Still, I read it partly because I live in the countryside, as we all do (even those of you rooted in urban jungles: nature is closer than you think). Partly I read it to see whether I can improve my terrain modelling. The answer to the latter is, yes, of course, I can, but perhaps not in the ways I expected.

The countryside is a great deal more dynamic than we think. The book focuses mainly on England, and much of the evidence comes from certain parts thereof, but an overriding impression given is that the countryside has been changing ever since the end of the last ice age. Even before the arrival of Mesolithic humans, who are often credited with the destruction of much of the wildwood with which the country was covered then, the landscape was changing. In fact, Rackham is sceptical as to whether Mesolithic humans were present in sufficient quantities to change very much. As he observes, it is actually quite hard to burn down a wood in this country.

One thing that does stand out, however, is grazing animals and their effects on the landscape. Ancient and medieval people very sensible kept their valuable woodland (and it was really valuable) safe from their animals by building banks with hedges on top, and employing wood wardens to keep the woods safe and the banks and hedges in repair. The important commodity was, in fact, underwood, rather than timber. Underwood was used for all sorts of purposes, such as fuel, building materials for, for example, wattle and daub walls, fences, utensils, and so on. Timber, by which is meant large trees cut into planks and similar, was less in demand. Only church roofs and similar large buildings really needed enormous logs of oak for their construction and, in spite of Englishmen worrying to the contrary, the country never did run out of oak to build sailing ships.

Much of the timber did not, in fact, come from woods. The larger trees, particularly oaks, were to be found in hedgerows and woodland pasture, or on farmland. There was plenty of that. Hedges only became without trees when modern cutting techniques arrived, as hedge cutters by hand would cut around saplings, so more hedgerow trees survived.

Hedges themselves are interesting. Some parts of the country, what Rackham describes as ‘Planned Countryside’, those parts where open strip fields were the order of the day. These fields were large, farmed in strips, and unhedged. Hedges only came to these parts of the country later, as the open fields were divided up and enclosed with fences. The fences, of course, prevented mowing in their immediate vicinity and thus hedges grew up in a few years. It is only post-World War Two that the habit of grubbing up hedges and recreating enormous fields has occurred. This has negative effects on soil, wildlife and the landscape, as we probably all know.

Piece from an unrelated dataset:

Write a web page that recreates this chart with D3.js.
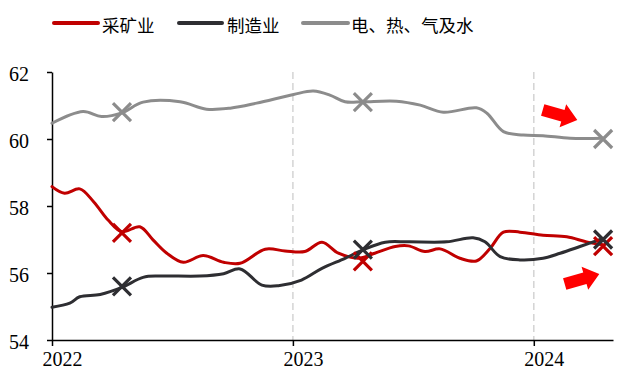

Anyway, another interesting point Rackham makes is to the effect that many of us paint our tree trunks wrongly. We are used to fairly brown tree trunks and branches, with maybe a bit of lichen growing on them. Actually, before the era of acid rain, tree trunks were much greener, as mosses and a wider variety of lichens grew on them. Tree trunks could be practically green.

Quite a lot of Rackham’s ire is directed at efforts to conserve the countryside. He is particularly severe on the ‘Plant a Tree in ‘73’ campaign. Most of the trees died or at least failed to flourish because no one bothered to look at which species of tree should be planted there. Oaks do not flourish everywhere in England, in spite of our national mythology.

The other thing which we should possibly note as landscape wargamers is the number of trees that were pollarded. In this, the tree was cropped, either to a stump or coppiced to just above ground level. It was then left to grow for a number of years before the process was repeated. This left tree trunks quite solid (for a pollard) with spindly growth above. Coppiced trees have what are termed crowns, roundish bits of solid tree, at ground level, and then spindly bits growing from that. The effect of both of these is to supply the rods and underwood that society needed until industrialisation came. Rackham notes that pollarded and coppiced trees live for a long time, while trees left to their own devices have a life span of a couple of centuries.

Rackham also explains that in England, ‘Forest’ does not mean what we think of as a forest – a thick load of trees. In medieval England, Forests were places where Forest Law applied. They might include a few woods, but were often more heathland, such as the New Forest. The aim of Forests was to grow venison for the tables of the King and his Lords. Apparently, if you received the gift of a haunch of venison you were really in with the in crowd.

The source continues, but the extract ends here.